Even with today’s technologies the simple chain and sprocket drive train is still the best way to deliver power to the rear wheel especially with dirt bikes that have suspension travel of 10 inches or more. The drive train can affect the handling and the suspension of your bike. Under acceleration the chain forces the rear wheel in to the ground. That’s why landing from a jump with the throttle applied helps the rear suspension from bottoming out. Once the chain and sprockets get worn, corroded, or just packed with mud, it creates more friction which in turn places more load on the engine reducing usable power.

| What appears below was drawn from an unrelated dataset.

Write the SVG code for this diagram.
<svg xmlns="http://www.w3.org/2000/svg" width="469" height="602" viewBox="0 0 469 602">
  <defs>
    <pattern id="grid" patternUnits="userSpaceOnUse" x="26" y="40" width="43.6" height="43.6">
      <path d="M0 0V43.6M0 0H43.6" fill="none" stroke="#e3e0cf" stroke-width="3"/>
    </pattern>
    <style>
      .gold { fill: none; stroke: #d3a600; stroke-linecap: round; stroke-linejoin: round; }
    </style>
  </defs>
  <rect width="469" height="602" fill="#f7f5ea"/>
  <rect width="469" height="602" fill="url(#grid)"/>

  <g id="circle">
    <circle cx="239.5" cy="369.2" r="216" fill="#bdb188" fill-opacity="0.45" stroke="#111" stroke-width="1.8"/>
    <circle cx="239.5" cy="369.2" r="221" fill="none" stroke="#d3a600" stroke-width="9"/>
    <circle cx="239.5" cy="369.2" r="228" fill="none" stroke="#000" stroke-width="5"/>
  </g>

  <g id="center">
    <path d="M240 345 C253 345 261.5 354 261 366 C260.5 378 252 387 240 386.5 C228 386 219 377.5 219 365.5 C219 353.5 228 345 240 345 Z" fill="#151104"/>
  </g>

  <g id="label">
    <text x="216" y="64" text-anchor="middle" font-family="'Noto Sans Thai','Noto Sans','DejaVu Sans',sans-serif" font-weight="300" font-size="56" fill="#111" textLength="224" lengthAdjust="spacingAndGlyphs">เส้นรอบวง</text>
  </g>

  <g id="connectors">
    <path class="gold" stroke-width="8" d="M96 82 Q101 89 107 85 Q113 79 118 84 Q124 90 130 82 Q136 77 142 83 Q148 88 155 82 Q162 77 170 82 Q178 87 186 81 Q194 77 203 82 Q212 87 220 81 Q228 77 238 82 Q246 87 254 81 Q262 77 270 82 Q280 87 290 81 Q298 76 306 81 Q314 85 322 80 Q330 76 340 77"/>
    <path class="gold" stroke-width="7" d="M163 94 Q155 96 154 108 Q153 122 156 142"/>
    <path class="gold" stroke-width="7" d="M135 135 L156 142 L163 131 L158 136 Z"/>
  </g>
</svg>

Cleaning And Lubing The Chain

After each ride the chain will need to be cleaned and lubed. Spray the chain and sprockets with a degreaser and rinse with water while scrubbing the chain with a stiff brush to remove all dirt and chain lube. Make sure you clean the teeth of the sprockets to remove any debris. Compressed air can be used to quickly dry the chain but WD-40 could be used to displace the water from the parts. Ideal chain lube should be a spray lube that penetrates the chain’s roller pins and links, but doesn’t fly off or attract dirt.

Chain Types

The two chains that you will come across are conventional and o-ring chains. Conventional chains use steel pins with a press fit with softer metal bushings to form each link. These chains have minimal clearances between the rollers and links to provide a mechanical seal. O-ring chains use o-rings to seal lubrication inside the link and keep water and dirt out. Conventional chains require more cleaning and lubing then o-ring chains. O-ring chains are great for off-road riders due to the chain requiring less maintenance.

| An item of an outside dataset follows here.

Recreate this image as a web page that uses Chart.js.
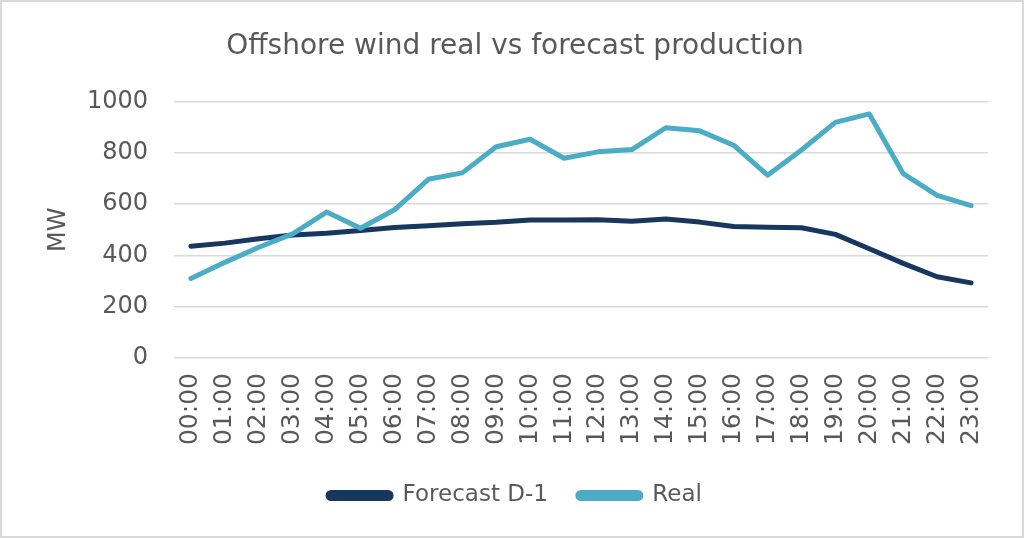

Sprockets are mostly made of steel and aluminum. Steel sprockets are cheaper and have better longevity but heavier. Aluminum sprockets are lighter and more expensive and may not offer much advantage to the average rider. The rear sprocket is bolted to the rear wheel hub with tapered head type bolts. Every few rides check the bolts for proper torque. Loose sprockets bolts will destroy the hub; and hubs are expensive to replace. Using Loctite on the threads will help ensure they don’t come loose. Once the teeth of the sprockets are worn in to a wave like pattern it’s time to replace the sprockets. I prefer to replace chains and sprockets as a set.

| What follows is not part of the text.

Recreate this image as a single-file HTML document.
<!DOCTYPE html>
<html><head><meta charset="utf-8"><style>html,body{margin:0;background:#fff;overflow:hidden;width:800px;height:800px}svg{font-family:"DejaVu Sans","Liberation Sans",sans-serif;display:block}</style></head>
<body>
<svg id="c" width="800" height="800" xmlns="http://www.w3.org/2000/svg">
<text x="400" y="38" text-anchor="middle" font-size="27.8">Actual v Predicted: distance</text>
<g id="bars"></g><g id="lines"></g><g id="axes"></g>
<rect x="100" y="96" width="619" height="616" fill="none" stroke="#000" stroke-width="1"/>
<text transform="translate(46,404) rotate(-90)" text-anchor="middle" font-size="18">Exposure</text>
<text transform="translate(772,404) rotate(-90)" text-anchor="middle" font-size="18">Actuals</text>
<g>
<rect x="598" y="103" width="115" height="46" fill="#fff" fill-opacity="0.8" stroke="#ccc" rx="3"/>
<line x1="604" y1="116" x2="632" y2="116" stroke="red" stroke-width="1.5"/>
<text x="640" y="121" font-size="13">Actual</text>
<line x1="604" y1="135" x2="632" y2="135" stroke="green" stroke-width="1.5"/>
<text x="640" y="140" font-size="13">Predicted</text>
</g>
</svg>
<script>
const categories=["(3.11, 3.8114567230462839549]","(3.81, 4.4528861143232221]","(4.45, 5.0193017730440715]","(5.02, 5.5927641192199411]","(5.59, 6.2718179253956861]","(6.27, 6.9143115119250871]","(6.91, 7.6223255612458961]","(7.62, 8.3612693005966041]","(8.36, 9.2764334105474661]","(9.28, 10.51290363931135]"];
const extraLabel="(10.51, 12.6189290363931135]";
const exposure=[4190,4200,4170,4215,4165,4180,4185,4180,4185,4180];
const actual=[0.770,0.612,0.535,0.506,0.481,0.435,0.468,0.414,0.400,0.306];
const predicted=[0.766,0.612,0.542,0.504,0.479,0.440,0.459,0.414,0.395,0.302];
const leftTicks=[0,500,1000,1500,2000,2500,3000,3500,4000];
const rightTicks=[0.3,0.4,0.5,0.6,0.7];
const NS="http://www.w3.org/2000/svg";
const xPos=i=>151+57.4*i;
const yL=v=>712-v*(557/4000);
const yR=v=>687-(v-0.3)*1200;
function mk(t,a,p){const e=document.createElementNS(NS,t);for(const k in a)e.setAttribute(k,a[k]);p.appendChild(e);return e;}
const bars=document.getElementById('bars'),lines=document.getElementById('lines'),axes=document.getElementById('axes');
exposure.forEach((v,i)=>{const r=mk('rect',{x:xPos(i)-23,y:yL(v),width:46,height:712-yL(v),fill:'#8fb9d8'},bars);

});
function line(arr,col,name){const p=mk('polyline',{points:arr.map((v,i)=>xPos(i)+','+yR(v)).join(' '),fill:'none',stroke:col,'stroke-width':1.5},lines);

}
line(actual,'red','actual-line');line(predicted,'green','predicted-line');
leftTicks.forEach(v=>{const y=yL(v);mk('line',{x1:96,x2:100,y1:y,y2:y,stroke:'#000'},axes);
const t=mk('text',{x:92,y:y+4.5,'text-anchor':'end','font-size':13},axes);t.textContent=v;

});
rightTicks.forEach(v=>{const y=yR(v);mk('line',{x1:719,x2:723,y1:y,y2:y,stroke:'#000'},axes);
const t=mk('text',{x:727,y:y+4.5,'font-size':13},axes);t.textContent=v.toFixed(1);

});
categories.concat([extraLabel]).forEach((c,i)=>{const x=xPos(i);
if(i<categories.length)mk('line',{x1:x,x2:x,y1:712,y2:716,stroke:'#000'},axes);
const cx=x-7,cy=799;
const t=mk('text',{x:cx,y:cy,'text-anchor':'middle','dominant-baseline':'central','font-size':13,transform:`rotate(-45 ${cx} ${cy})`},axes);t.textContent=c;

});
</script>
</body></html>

Depending on the type of track or off-road terrain your riding you may need to change the gearing of your dirt bike. If your track has steep hills, tight turns, etc you’ll need to change to a higher final drive ratio (gearing the bike down). If you’re riding a track that has long straights, flat overall terrain then you’ll need a lower final drive ratio (gearing the bike up). Basically this is a simple rule; for more top speed switch to a counter shaft sprocket with one more tooth count than stock; for better acceleration switch the rear sprocket for one that has two more teeth count than stock.

Gear Ratio Chart
  12 13 14
49 4.08 3.76 3.50
50 4.16 3.84 3.57
51 4.25 3.92 3.64
52 4.33 4.00 3.71
53 4.41 4.07 3.78

*Numbers across the top are front sprocket size.
*Numbers down the left hand side are rear sprocket size.